The Tenebrae is one of the great treasures of the Roman liturgical tradition, a service of extraordinary beauty and theological depth that has the power to move even the most hardened heart. To keep the Tenebrae of Holy Wednesday is to enter into the darkness of the betrayal with the full resources of the Church’s prayer; and to emerge from that darkness into the light of the single remaining candle is to experience, in anticipation, the movement from death to resurrection that is the heart of the Paschal mystery.
What Spy Wednesday Asks of Us
The liturgy of Spy Wednesday does not allow us to remain comfortable spectators of the betrayal of Judas. It places us within the scene; it asks us to recognize in the figure of the traitor not a uniquely wicked man but a man whose sin was the product of the same tendencies that exist in every human heart: the love of money, the hardening of conscience, the gradual withdrawal from the grace of God that leads, step by step, to the final darkness of impenitence.
But the liturgy of Spy Wednesday also places before us the figure of Peter: the man who denied his Lord three times and wept bitterly and was restored. The difference between Judas and Peter is not a difference of sin but a difference of response: one despaired, and the other repented. The question that Spy Wednesday puts to every soul is the question of which response we will choose: not in the abstract, not in some hypothetical future crisis, but here and now, in the concrete circumstances of our daily lives, in the small betrayals and the small denials that accumulate over a lifetime.

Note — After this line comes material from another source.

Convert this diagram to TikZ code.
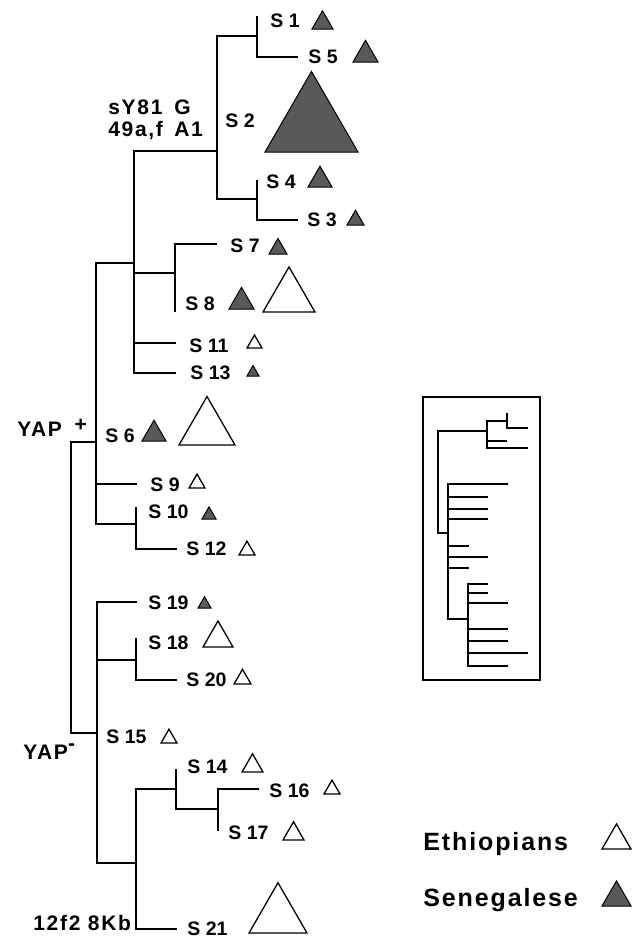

Holy Thursday is tomorrow. The Last Supper is one day away. The cross is two days away. Let us use the remaining hours of Spy Wednesday to examine our consciences with the honesty that the Passion demands; to bring to the feet of Christ the thirty pieces of silver of our own small betrayals; and to receive from Him the same look of love that He gave to Peter in the courtyard of the high priest: the look that does not condemn but calls to conversion, the look that does not despair of us even when we have despaired of ourselves.